Egyptian Army helicopters have launched a fresh assault on armed groups in the Sinai region, as the military confirmed that a Friday air raid that killed four fighters was carried out by one of its planes.
The armed group Ansar Beit al-Maqdis had earlier said Israeli drones were behind the Friday attack. It accused the Egyptian army of coordinating the attack with the Israelis. Egypt and Israel have cooperated in tackling armed groups in Sinai in the past.
In the Saturday assault, there were unconfirmed reports of casualties. An Apache helicopter reportedly hit areas south of Sheikh Zuwaid in north Sinai, according to Egyptian state media.
A witness told Al Jazeera that the armed fighters responded by firing towards the helicopters.

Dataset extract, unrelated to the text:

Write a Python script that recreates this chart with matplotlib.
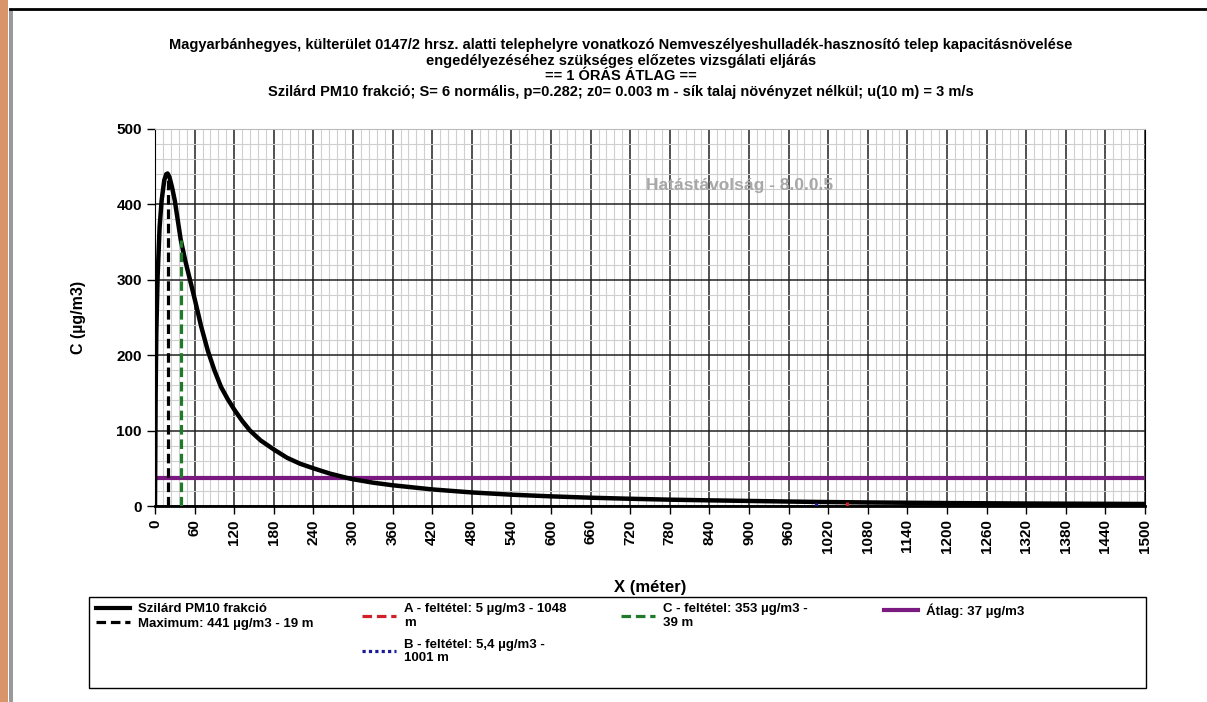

On Saturday, a funeral was held for the fighters who were killed the previous day, with the bodies of the four driven through several border towns in Sinai.
Dozens of men on pick-up trucks flying their black flag paraded through the towns, in an act of defiance to the army, witnesses said.
"Our heroes became martyrs during their jihadi duties against the Jews in a rocket attack on occupied lands," Ansar Bayt al-Maqdis said on its website.
Hours later, Egyptian military helicopters targeted fighters during the Saturday assault near the village of Touma in north Sinai, according to witnesses.
Colonel Ahmed Aly, the military spokesman, said in a statement that the military "dealt with a group of terrorists" who had been under surveillance. The statement also said that the individuals had been involved in past attacks in the peninsula.
Meanwhile, unidentified men fired at a police station in the coastal town of Al Arish without casualties on either side.
Fighters based mainly in the northern Sinai near Israel's border have escalated attacks on security forces and other targets since July 3, when the army ousted President Mohamed Morsi and installed a new government in Cairo.
The Egyptian army said on Wednesday it had killed 60 fighters in the Sinai Peninsula in the month since Morsi was deposed as president.
But the army has been reluctant to confront the fighters inside towns in order not to provoke the tight-knit tribes, military sources said.